The exercise
Write out the material exactly, leaving every picture behind.

Material shown
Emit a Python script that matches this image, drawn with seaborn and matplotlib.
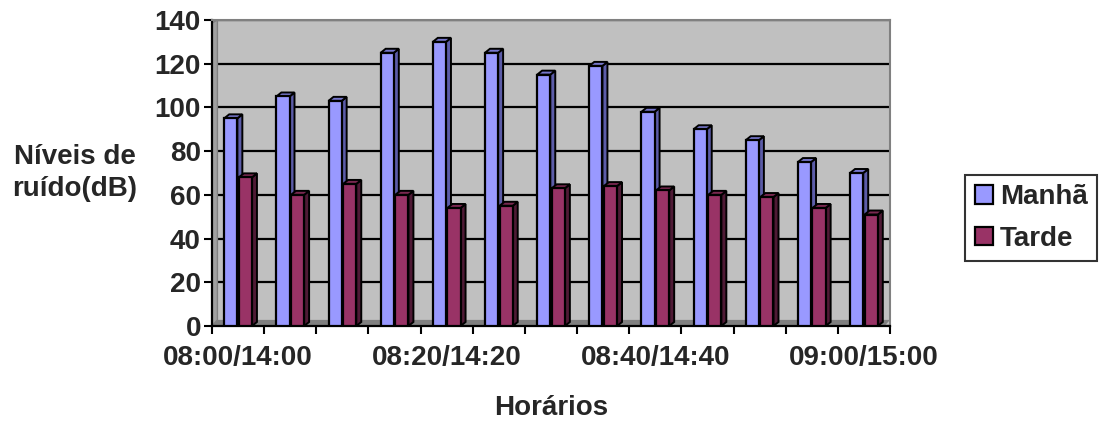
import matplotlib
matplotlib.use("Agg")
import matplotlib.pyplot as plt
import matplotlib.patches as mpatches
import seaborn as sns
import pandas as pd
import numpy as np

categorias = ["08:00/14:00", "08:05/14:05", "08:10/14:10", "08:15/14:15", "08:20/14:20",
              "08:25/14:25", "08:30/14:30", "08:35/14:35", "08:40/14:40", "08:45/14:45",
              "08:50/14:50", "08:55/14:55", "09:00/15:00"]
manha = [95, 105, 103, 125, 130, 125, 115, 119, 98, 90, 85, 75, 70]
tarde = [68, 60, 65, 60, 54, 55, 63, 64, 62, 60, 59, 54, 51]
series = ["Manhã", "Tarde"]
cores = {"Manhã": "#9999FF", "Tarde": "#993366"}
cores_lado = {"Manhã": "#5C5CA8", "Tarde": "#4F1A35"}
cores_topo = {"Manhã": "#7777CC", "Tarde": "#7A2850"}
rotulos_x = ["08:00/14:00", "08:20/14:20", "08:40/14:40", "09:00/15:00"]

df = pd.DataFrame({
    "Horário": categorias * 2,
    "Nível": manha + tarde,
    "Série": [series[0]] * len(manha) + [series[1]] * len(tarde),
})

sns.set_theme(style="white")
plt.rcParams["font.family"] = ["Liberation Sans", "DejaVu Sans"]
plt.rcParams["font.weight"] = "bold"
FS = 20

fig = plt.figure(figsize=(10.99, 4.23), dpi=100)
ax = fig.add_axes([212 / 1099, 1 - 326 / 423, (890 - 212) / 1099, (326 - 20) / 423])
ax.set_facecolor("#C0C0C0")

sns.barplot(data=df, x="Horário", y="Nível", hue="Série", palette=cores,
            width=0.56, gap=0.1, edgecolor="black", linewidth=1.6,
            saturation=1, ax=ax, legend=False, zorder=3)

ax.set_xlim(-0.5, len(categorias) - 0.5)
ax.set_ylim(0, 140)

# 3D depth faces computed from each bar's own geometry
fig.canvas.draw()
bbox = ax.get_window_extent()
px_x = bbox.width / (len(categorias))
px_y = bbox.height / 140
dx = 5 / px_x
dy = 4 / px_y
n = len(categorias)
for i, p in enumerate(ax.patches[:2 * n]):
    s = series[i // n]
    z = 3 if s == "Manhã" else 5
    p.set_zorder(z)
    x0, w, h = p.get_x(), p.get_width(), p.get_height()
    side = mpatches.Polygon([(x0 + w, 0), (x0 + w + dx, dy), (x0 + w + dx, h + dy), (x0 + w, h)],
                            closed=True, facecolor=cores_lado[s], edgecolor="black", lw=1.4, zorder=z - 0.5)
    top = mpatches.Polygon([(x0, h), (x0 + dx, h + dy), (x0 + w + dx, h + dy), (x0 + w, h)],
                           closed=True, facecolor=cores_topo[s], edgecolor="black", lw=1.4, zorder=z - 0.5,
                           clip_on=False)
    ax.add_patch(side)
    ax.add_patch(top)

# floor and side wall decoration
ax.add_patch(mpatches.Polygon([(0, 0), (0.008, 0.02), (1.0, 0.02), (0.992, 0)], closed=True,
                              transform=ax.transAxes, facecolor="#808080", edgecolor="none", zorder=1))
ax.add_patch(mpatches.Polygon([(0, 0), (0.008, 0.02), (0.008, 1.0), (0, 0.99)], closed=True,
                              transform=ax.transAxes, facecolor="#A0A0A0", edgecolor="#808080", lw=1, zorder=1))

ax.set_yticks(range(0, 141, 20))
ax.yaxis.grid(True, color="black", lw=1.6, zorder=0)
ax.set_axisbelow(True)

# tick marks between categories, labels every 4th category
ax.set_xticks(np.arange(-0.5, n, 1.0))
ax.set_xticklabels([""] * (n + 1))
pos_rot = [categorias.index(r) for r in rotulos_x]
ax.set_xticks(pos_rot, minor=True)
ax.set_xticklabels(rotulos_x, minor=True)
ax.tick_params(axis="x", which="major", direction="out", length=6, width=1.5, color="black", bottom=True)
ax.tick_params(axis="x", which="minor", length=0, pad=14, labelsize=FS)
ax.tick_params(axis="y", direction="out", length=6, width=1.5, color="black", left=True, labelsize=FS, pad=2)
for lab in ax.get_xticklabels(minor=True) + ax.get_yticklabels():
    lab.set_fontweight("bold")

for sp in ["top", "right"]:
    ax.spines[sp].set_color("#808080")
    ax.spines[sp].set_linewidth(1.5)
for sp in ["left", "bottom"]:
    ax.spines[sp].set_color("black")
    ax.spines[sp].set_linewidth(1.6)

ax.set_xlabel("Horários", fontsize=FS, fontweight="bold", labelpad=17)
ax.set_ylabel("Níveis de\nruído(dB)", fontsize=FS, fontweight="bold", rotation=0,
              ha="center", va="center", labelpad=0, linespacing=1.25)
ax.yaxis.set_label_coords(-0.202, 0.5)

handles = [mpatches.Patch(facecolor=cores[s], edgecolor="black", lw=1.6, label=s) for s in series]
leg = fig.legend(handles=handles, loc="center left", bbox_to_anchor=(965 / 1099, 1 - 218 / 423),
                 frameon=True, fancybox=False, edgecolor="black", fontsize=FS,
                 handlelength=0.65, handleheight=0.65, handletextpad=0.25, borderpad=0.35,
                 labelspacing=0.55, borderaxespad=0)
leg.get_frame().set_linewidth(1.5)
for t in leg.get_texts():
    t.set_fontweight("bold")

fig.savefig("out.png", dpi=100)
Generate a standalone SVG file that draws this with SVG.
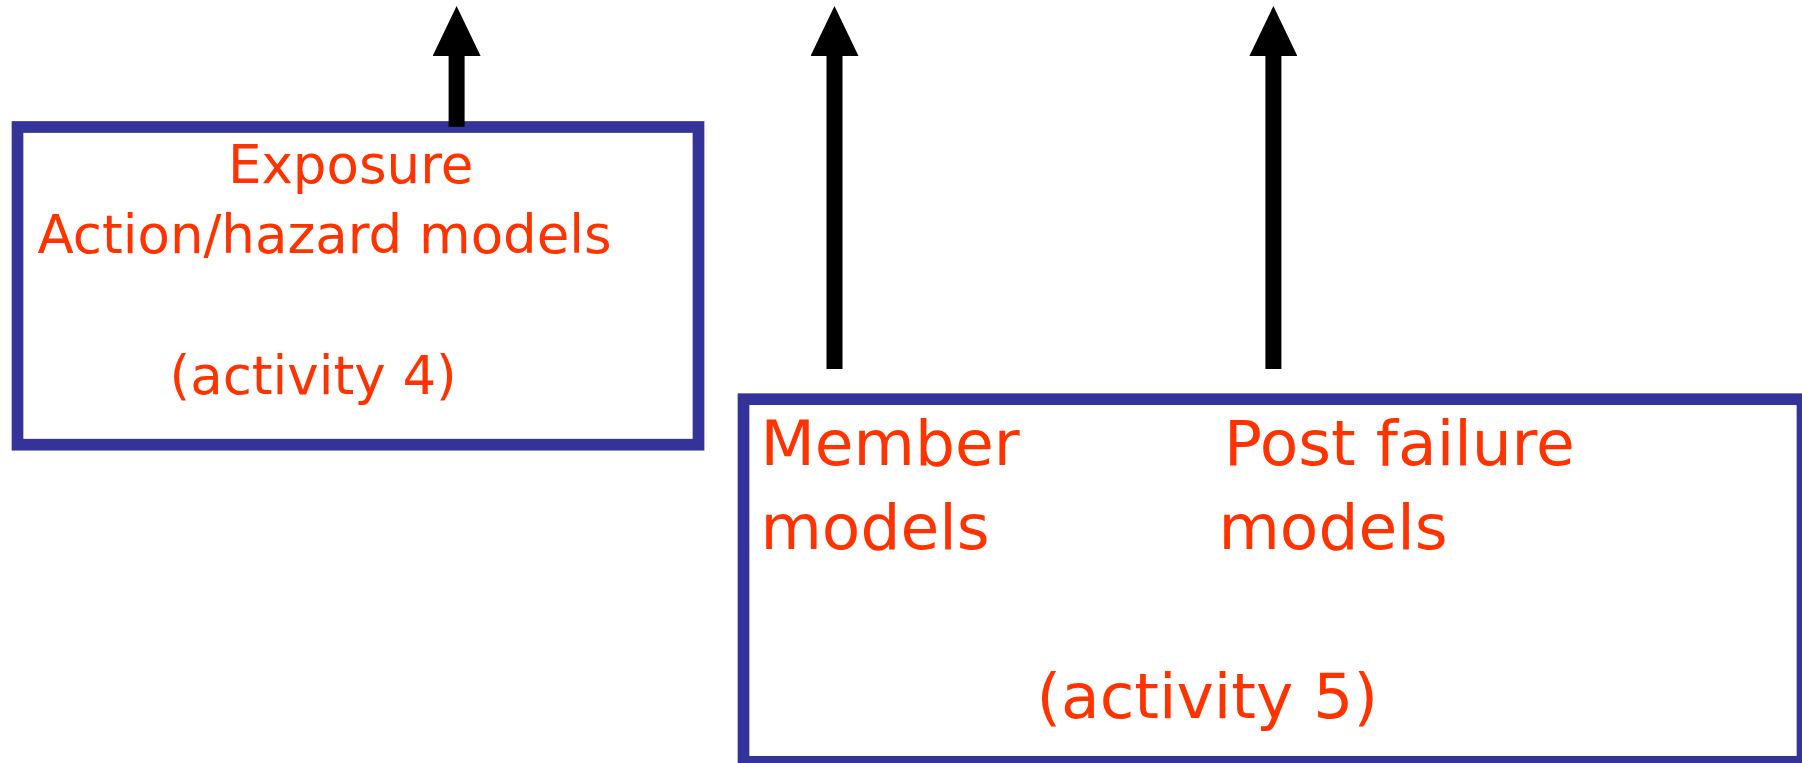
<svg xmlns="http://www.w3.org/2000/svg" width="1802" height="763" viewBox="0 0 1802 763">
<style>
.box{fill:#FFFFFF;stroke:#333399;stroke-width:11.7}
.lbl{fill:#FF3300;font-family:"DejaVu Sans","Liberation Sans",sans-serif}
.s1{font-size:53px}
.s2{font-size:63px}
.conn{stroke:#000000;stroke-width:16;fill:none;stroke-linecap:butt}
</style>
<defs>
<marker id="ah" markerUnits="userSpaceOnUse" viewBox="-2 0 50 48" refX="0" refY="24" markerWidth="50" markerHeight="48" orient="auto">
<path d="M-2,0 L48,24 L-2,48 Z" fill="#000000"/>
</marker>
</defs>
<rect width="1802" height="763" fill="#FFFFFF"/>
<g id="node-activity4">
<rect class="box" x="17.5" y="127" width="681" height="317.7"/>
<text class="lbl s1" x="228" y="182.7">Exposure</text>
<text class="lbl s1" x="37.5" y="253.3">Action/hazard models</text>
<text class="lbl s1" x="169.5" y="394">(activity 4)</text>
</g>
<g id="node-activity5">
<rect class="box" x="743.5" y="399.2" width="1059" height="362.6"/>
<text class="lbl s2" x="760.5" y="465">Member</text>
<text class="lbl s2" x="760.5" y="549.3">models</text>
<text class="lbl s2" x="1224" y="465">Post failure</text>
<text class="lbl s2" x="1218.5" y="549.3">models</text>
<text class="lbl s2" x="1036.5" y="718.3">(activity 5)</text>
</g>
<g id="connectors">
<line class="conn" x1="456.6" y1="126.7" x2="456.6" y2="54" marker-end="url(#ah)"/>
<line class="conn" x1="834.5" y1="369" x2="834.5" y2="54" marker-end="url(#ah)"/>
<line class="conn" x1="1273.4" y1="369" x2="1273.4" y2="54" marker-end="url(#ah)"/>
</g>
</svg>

Written answer
Emit a Python script that matches this image, drawn with seaborn and matplotlib.
import matplotlib
matplotlib.use("Agg")
import matplotlib.pyplot as plt
import matplotlib.patches as mpatches
import seaborn as sns
import pandas as pd
import numpy as np

categorias = ["08:00/14:00", "08:05/14:05", "08:10/14:10", "08:15/14:15", "08:20/14:20",
              "08:25/14:25", "08:30/14:30", "08:35/14:35", "08:40/14:40", "08:45/14:45",
              "08:50/14:50", "08:55/14:55", "09:00/15:00"]
manha = [95, 105, 103, 125, 130, 125, 115, 119, 98, 90, 85, 75, 70]
tarde = [68, 60, 65, 60, 54, 55, 63, 64, 62, 60, 59, 54, 51]
series = ["Manhã", "Tarde"]
cores = {"Manhã": "#9999FF", "Tarde": "#993366"}
cores_lado = {"Manhã": "#5C5CA8", "Tarde": "#4F1A35"}
cores_topo = {"Manhã": "#7777CC", "Tarde": "#7A2850"}
rotulos_x = ["08:00/14:00", "08:20/14:20", "08:40/14:40", "09:00/15:00"]

df = pd.DataFrame({
    "Horário": categorias * 2,
    "Nível": manha + tarde,
    "Série": [series[0]] * len(manha) + [series[1]] * len(tarde),
})

sns.set_theme(style="white")
plt.rcParams["font.family"] = ["Liberation Sans", "DejaVu Sans"]
plt.rcParams["font.weight"] = "bold"
FS = 20

fig = plt.figure(figsize=(10.99, 4.23), dpi=100)
ax = fig.add_axes([212 / 1099, 1 - 326 / 423, (890 - 212) / 1099, (326 - 20) / 423])
ax.set_facecolor("#C0C0C0")

sns.barplot(data=df, x="Horário", y="Nível", hue="Série", palette=cores,
            width=0.56, gap=0.1, edgecolor="black", linewidth=1.6,
            saturation=1, ax=ax, legend=False, zorder=3)

ax.set_xlim(-0.5, len(categorias) - 0.5)
ax.set_ylim(0, 140)

# 3D depth faces computed from each bar's own geometry
fig.canvas.draw()
bbox = ax.get_window_extent()
px_x = bbox.width / (len(categorias))
px_y = bbox.height / 140
dx = 5 / px_x
dy = 4 / px_y
n = len(categorias)
for i, p in enumerate(ax.patches[:2 * n]):
    s = series[i // n]
    z = 3 if s == "Manhã" else 5
    p.set_zorder(z)
    x0, w, h = p.get_x(), p.get_width(), p.get_height()
    side = mpatches.Polygon([(x0 + w, 0), (x0 + w + dx, dy), (x0 + w + dx, h + dy), (x0 + w, h)],
                            closed=True, facecolor=cores_lado[s], edgecolor="black", lw=1.4, zorder=z - 0.5)
    top = mpatches.Polygon([(x0, h), (x0 + dx, h + dy), (x0 + w + dx, h + dy), (x0 + w, h)],
                           closed=True, facecolor=cores_topo[s], edgecolor="black", lw=1.4, zorder=z - 0.5,
                           clip_on=False)
    ax.add_patch(side)
    ax.add_patch(top)

# floor and side wall decoration
ax.add_patch(mpatches.Polygon([(0, 0), (0.008, 0.02), (1.0, 0.02), (0.992, 0)], closed=True,
                              transform=ax.transAxes, facecolor="#808080", edgecolor="none", zorder=1))
ax.add_patch(mpatches.Polygon([(0, 0), (0.008, 0.02), (0.008, 1.0), (0, 0.99)], closed=True,
                              transform=ax.transAxes, facecolor="#A0A0A0", edgecolor="#808080", lw=1, zorder=1))

ax.set_yticks(range(0, 141, 20))
ax.yaxis.grid(True, color="black", lw=1.6, zorder=0)
ax.set_axisbelow(True)

# tick marks between categories, labels every 4th category
ax.set_xticks(np.arange(-0.5, n, 1.0))
ax.set_xticklabels([""] * (n + 1))
pos_rot = [categorias.index(r) for r in rotulos_x]
ax.set_xticks(pos_rot, minor=True)
ax.set_xticklabels(rotulos_x, minor=True)
ax.tick_params(axis="x", which="major", direction="out", length=6, width=1.5, color="black", bottom=True)
ax.tick_params(axis="x", which="minor", length=0, pad=14, labelsize=FS)
ax.tick_params(axis="y", direction="out", length=6, width=1.5, color="black", left=True, labelsize=FS, pad=2)
for lab in ax.get_xticklabels(minor=True) + ax.get_yticklabels():
    lab.set_fontweight("bold")

for sp in ["top", "right"]:
    ax.spines[sp].set_color("#808080")
    ax.spines[sp].set_linewidth(1.5)
for sp in ["left", "bottom"]:
    ax.spines[sp].set_color("black")
    ax.spines[sp].set_linewidth(1.6)

ax.set_xlabel("Horários", fontsize=FS, fontweight="bold", labelpad=17)
ax.set_ylabel("Níveis de\nruído(dB)", fontsize=FS, fontweight="bold", rotation=0,
              ha="center", va="center", labelpad=0, linespacing=1.25)
ax.yaxis.set_label_coords(-0.202, 0.5)

handles = [mpatches.Patch(facecolor=cores[s], edgecolor="black", lw=1.6, label=s) for s in series]
leg = fig.legend(handles=handles, loc="center left", bbox_to_anchor=(965 / 1099, 1 - 218 / 423),
                 frameon=True, fancybox=False, edgecolor="black", fontsize=FS,
                 handlelength=0.65, handleheight=0.65, handletextpad=0.25, borderpad=0.35,
                 labelspacing=0.55, borderaxespad=0)
leg.get_frame().set_linewidth(1.5)
for t in leg.get_texts():
    t.set_fontweight("bold")

fig.savefig("out.png", dpi=100)
Generate a standalone SVG file that draws this with SVG.
<svg xmlns="http://www.w3.org/2000/svg" width="1802" height="763" viewBox="0 0 1802 763">
<style>
.box{fill:#FFFFFF;stroke:#333399;stroke-width:11.7}
.lbl{fill:#FF3300;font-family:"DejaVu Sans","Liberation Sans",sans-serif}
.s1{font-size:53px}
.s2{font-size:63px}
.conn{stroke:#000000;stroke-width:16;fill:none;stroke-linecap:butt}
</style>
<defs>
<marker id="ah" markerUnits="userSpaceOnUse" viewBox="-2 0 50 48" refX="0" refY="24" markerWidth="50" markerHeight="48" orient="auto">
<path d="M-2,0 L48,24 L-2,48 Z" fill="#000000"/>
</marker>
</defs>
<rect width="1802" height="763" fill="#FFFFFF"/>
<g id="node-activity4">
<rect class="box" x="17.5" y="127" width="681" height="317.7"/>
<text class="lbl s1" x="228" y="182.7">Exposure</text>
<text class="lbl s1" x="37.5" y="253.3">Action/hazard models</text>
<text class="lbl s1" x="169.5" y="394">(activity 4)</text>
</g>
<g id="node-activity5">
<rect class="box" x="743.5" y="399.2" width="1059" height="362.6"/>
<text class="lbl s2" x="760.5" y="465">Member</text>
<text class="lbl s2" x="760.5" y="549.3">models</text>
<text class="lbl s2" x="1224" y="465">Post failure</text>
<text class="lbl s2" x="1218.5" y="549.3">models</text>
<text class="lbl s2" x="1036.5" y="718.3">(activity 5)</text>
</g>
<g id="connectors">
<line class="conn" x1="456.6" y1="126.7" x2="456.6" y2="54" marker-end="url(#ah)"/>
<line class="conn" x1="834.5" y1="369" x2="834.5" y2="54" marker-end="url(#ah)"/>
<line class="conn" x1="1273.4" y1="369" x2="1273.4" y2="54" marker-end="url(#ah)"/>
</g>
</svg>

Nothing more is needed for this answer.